Ben, mesela Tayyip Erdoğan’ın “Bir gece ansızın gelebiliriz” söylemini gerçekten yaşamak istediğine inananlardanım. Filistin için içten yandığına da inanırım.
Ne var ki, Filistin’e gitmenin de gidememenin de bir güç meselesi olduğunu da bildiğini düşünmek lazım.
Belki o işi yapabilecek hale gelmedikçe söylememenin de, hatta belki o işi yapabilecek hale gelindiğinde bile bağıra bağıra ilan etmekten ziyade icra etmek de bir devlet tavrı olmalı.
Ne demiş Fatih Sultan Mehmet? “Nereye sefer yapacağımı sakalımın teli bilse onu koparır atardım.”
Filistin meselesi, bütün İslam dünyasının meselesi…
Bosna da öyleydi… Kıbrıs da öyledir. Karabağ da öyleydi. Kırım da öyledir. Çeçenistan, Doğu Türkistan da öyledir…
Cumhurbaşkanı’nın ifade ettiği “Kurtuluş mücadelesi verme” bakımından Hamas’la, bu ülkelerdeki “Mücahit gruplar”ın bir farkı yoktur.
Bu İslâm yurtlarının acıları – sancıları ile ilgi noktasında da ciddi sıkıntılar var. Birçok İslam ülkesinin gündemine bile girmemiştir belki bu acılar – sancılar….

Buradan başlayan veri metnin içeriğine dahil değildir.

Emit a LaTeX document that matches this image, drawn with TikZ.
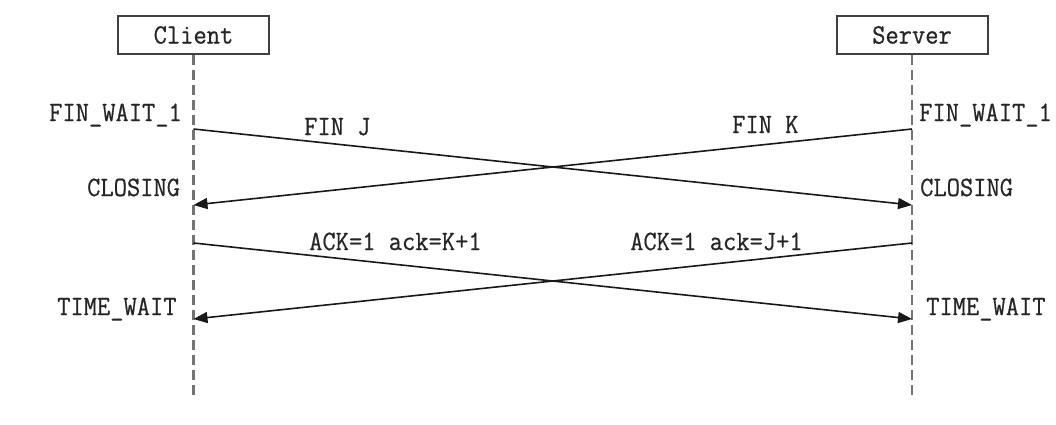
\documentclass[tikz,border=0pt]{standalone}
\usepackage{fontspec}
\setmonofont{Latin Modern Mono}[FakeStretch=0.92,FakeBold=0.6]
\usetikzlibrary{arrows.meta}
\begin{document}
\begin{tikzpicture}[x=1pt,y=-1pt,
  every node/.style={font=\ttfamily\fontsize{28}{32}\selectfont, text=black!85},
  actor/.style={draw=black!75, line width=2pt, minimum width=151pt, minimum height=38pt, inner sep=0pt},
  life/.style={draw=black!55, line width=2.6pt, dash pattern=on 10pt off 5pt},
  msg/.style={draw=black!90, line width=1.6pt, -{Triangle[length=14pt,width=11pt]}},
  lbl/.style={inner sep=0pt, anchor=base west}]
\useasboundingbox (0,0) rectangle (1056,424);
\node[actor] (client) at (193.5,35) {Client};
\node[actor] (server) at (912,35) {Server};
\coordinate (cend) at (193.5,395);
\coordinate (send) at (912,395);
\draw[life] (client.south) -- (cend);
\draw[life] (server.south) -- (send);
% endpoints
\coordinate (c1) at (193.5,129);
\coordinate (c2) at (193.5,205);
\coordinate (c3) at (193.5,243);
\coordinate (c4) at (193.5,319);
\coordinate (s1) at (912,129);
\coordinate (s2) at (912,205);
\coordinate (s3) at (912,243);
\coordinate (s4) at (912,319);
\draw[msg] (c1) -- (s2);
\draw[msg] (s1) -- (c2);
\draw[msg] (c3) -- (s4);
\draw[msg] (s3) -- (c4);
% state labels
\node[lbl] (lfw) at (49,121) {FIN\_WAIT\_1};
\node[lbl] (rfw) at (919,121) {FIN\_WAIT\_1};
\node[lbl] (lcl) at (87,196) {CLOSING};
\node[lbl] (rcl) at (920,196) {CLOSING};
\node[lbl] (ltw) at (57,315) {TIME\_WAIT};
\node[lbl] (rtw) at (926,315) {TIME\_WAIT};
% message labels
\node[lbl] (finj) at (304,135) {FIN J};
\node[lbl] (fink) at (732,133) {FIN K};
\node[lbl] (ackk) at (309,250) {ACK=1 ack=K+1};
\node[lbl] (ackj) at (630,250) {ACK=1 ack=J+1};
\end{tikzpicture}
\end{document}
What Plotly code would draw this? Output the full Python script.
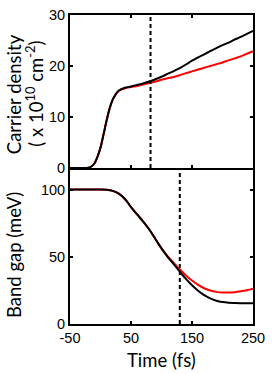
import plotly.graph_objects as go

# ---- data ----
t_top = [-50, -40, -30, -20, -15, -10, -5, 0, 5, 10, 15, 20, 25, 30, 40, 50, 60, 70, 80, 90,
         100, 110, 120, 130, 140, 150, 160, 170, 180, 190, 200, 210, 220, 230, 240, 250]
carrier_black = [0, 0, 0, 0.05, 0.3, 0.9, 2.2, 4.0, 6.6, 9.3, 11.7, 13.4, 14.5, 15.2, 15.75, 16.0,
                 16.3, 16.6, 16.95, 17.4, 17.9, 18.45, 19.0, 19.6, 20.3, 21.05, 21.7, 22.3, 22.9,
                 23.5, 24.1, 24.6, 25.2, 25.7, 26.3, 26.9]
carrier_red = [0, 0, 0, 0.05, 0.3, 0.9, 2.2, 4.0, 6.6, 9.3, 11.7, 13.4, 14.4, 15.1, 15.65, 15.9,
               16.1, 16.35, 16.65, 16.95, 17.3, 17.6, 17.85, 18.2, 18.6, 18.95, 19.3, 19.65, 20.0,
               20.35, 20.7, 21.1, 21.5, 21.9, 22.4, 22.9]

t_bot = [-50, -30, -10, 0, 10, 20, 30, 40, 50, 60, 70, 80, 90, 100, 110, 120, 130, 140, 150,
         160, 170, 180, 190, 200, 210, 220, 230, 240, 250]
gap_black = [100, 100, 100, 100, 99.8, 99.0, 97.0, 93.0, 87.0, 81.5, 76.2, 70.3, 63.2, 56.2,
             50.0, 44.5, 39.0, 33.5, 28.8, 24.8, 21.5, 19.0, 17.3, 16.3, 15.8, 15.6, 15.5, 15.5, 15.5]
gap_red = [100, 100, 100, 100, 99.8, 99.0, 97.0, 93.0, 87.0, 81.5, 76.2, 70.3, 63.2, 56.3,
           50.4, 45.4, 40.6, 36.1, 32.3, 29.1, 26.6, 24.9, 23.9, 23.4, 23.4, 23.7, 24.3, 25.1, 26.2]

marker_top_t = 82
marker_bot_t = 130

xticks = [-50, 50, 150, 250]
xticklabels = ["-50", "50", "150", "250"]
yticks_top = [0, 10, 20, 30]
yticks_bot = [0, 50, 100]

fig = go.Figure()
fig.add_trace(go.Scatter(x=t_top, y=carrier_red, mode="lines", line=dict(color="#ff0000", width=2, shape="spline"), xaxis="x", yaxis="y"))
fig.add_trace(go.Scatter(x=t_top, y=carrier_black, mode="lines", line=dict(color="#000000", width=2, shape="spline"), xaxis="x", yaxis="y"))
fig.add_trace(go.Scatter(x=[marker_top_t, marker_top_t], y=[0, 30], mode="lines", line=dict(color="#000000", width=2, dash="4px,3px"), xaxis="x", yaxis="y"))

fig.add_trace(go.Scatter(x=t_bot, y=gap_red, mode="lines", line=dict(color="#ff0000", width=2, shape="spline"), xaxis="x2", yaxis="y2"))
fig.add_trace(go.Scatter(x=t_bot, y=gap_black, mode="lines", line=dict(color="#000000", width=2, shape="spline"), xaxis="x2", yaxis="y2"))
fig.add_trace(go.Scatter(x=[marker_bot_t, marker_bot_t], y=[0, 116], mode="lines", line=dict(color="#000000", width=2, dash="4px,3px"), xaxis="x2", yaxis="y2"))

split = (324 - 164) / 317.0
axis_common = dict(showline=True, linecolor="black", linewidth=2, ticks="inside", ticklen=3,
                   tickwidth=1.5, tickcolor="black", showgrid=False, zeroline=False,
                   tickfont=dict(family="Liberation Sans, Arial", size=14.5, color="black"))

fig.update_layout(
    width=272, height=374,
    margin=dict(l=70, r=13, t=7, b=50),
    paper_bgcolor="white", plot_bgcolor="white",
    showlegend=False,
    xaxis=dict(domain=[0, 1], anchor="y", range=[-50, 250], tickvals=xticks, ticktext=xticklabels,
               showticklabels=False, mirror="ticks", **axis_common),
    yaxis=dict(domain=[split, 1], anchor="x", range=[0, 30], tickvals=yticks_top,
               mirror="ticks", **axis_common),
    xaxis2=dict(domain=[0, 1], anchor="y2", range=[-50, 250], tickvals=xticks, ticktext=xticklabels,
                mirror=False, **axis_common),
    yaxis2=dict(domain=[0, split], anchor="x2", range=[0, 116], tickvals=yticks_bot,
                mirror="ticks", **axis_common),
)

title_font = dict(family="Lato, Open Sans, sans-serif", size=18.5, color="black")
fig.add_annotation(text="Carrier density", xref="paper", yref="paper", x=-70/189, y=(324-88)/317,
                   xanchor="left", yanchor="middle", textangle=-90, showarrow=False, font=title_font,
                   xshift=-1)
fig.add_annotation(text="( x 10<sup>10</sup> cm<sup>-2</sup>)", xref="paper", yref="paper", x=-70/189,
                   y=(324-88)/317, xanchor="left", yanchor="middle", textangle=-90, showarrow=False,
                   font=title_font, xshift=18)
fig.add_annotation(text="Band gap (meV)", xref="paper", yref="paper", x=-70/189, y=(324-253)/317,
                   xanchor="left", yanchor="middle", textangle=-90, showarrow=False, font=title_font,
                   xshift=-1)
fig.add_annotation(text="Time (fs)", xref="paper", yref="paper", x=(164-70)/189, y=-(361-324)/317,
                   xanchor="center", yanchor="middle", showarrow=False, font=title_font)

fig.write_html("out.html", config={"displayModeBar": False},
               post_script="document.body.style.margin='0px';document.body.style.overflow='hidden';")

Çünkü “İslam ülkesi” diye nitelenen ve İslâm İşbirliği Teşkilatı’na üye olan ülkelerin kendi içlerinde de, birbirleriyle ilişkilerde de ciddi sorunlar var. Hem de “insan hakları” alanında… Biz bile ülkemizde hukuk tıkandığında mesela “Avrupa” İnsan Hakları Mahkemesi’ne başvuruyoruz. İslam ülkelerinde böyle bir “Üst mahkeme” oluşturma imkânı, potansiyeli var mı, ne dersiniz? Biz Türkiye’de kendi Anayasa Mahkememizin kararlarının bağlayıcılığını bile temin edemedik.
Neyse…
“Bir gün olur mutlaka” dedim başlıkta… Gece hep kararıp kalmaz. Bir gün olacağına inanıyorum. “Neden hep mazlum?” diye sordum, soruyorum. Ağlamaktan başka şeyler yapabilmeliyiz. Ben diyorum ki “İslâm ülkeleri” olarak, en azından Türkiye olarak çocuklarımızın önüne, mazlûmiyetten başka gündemler koyabilmeliyiz.
Ne dersiniz mesela kaç yıl sonra ve neleri başararak Filistin mazlûmiyetten kurtulur ya da biz, İslâm dünyası, Netanyahu’ya anladığı dilden cevap verir? Ya da Netanyahu, bir İslam toprağına böyle eşkıya gibi dalarken beş kere düşünür. Ya da şimdi Netanyahu’nun sırtını sıvazlayan, “Hadi aslanım, doğra çocukları, önün açık, ben de siyonistim” diyen sözüm ona süper güç temsilcileri “Çıldırdın mı, ne yapıyorsun, belanı mı arıyorsun!” diye ikaz eder.
Ne diyorum? İslâm dünyası İslâm dünyası olursa, Türkiye Türkiye olursa… İnsanlık insanlık olursa…
Yazılarımın içinde bir sürü soru barındırdığını biliyorum. Mesela “Ne demek Türkiye Türkiye olursa…” ifadesi… İsterseniz siz de sordun kendinize “Türkiye gerçekten Türkiye mi?” diye… Ekonomisi Türkiye mi, demokrasisi Türkiye mi, Hukuku Türkiye mi, Dış politikası Türkiye mi, iç barışı Türkiye mi?
Ne dersiniz? Yorumlarınızı bekliyorum.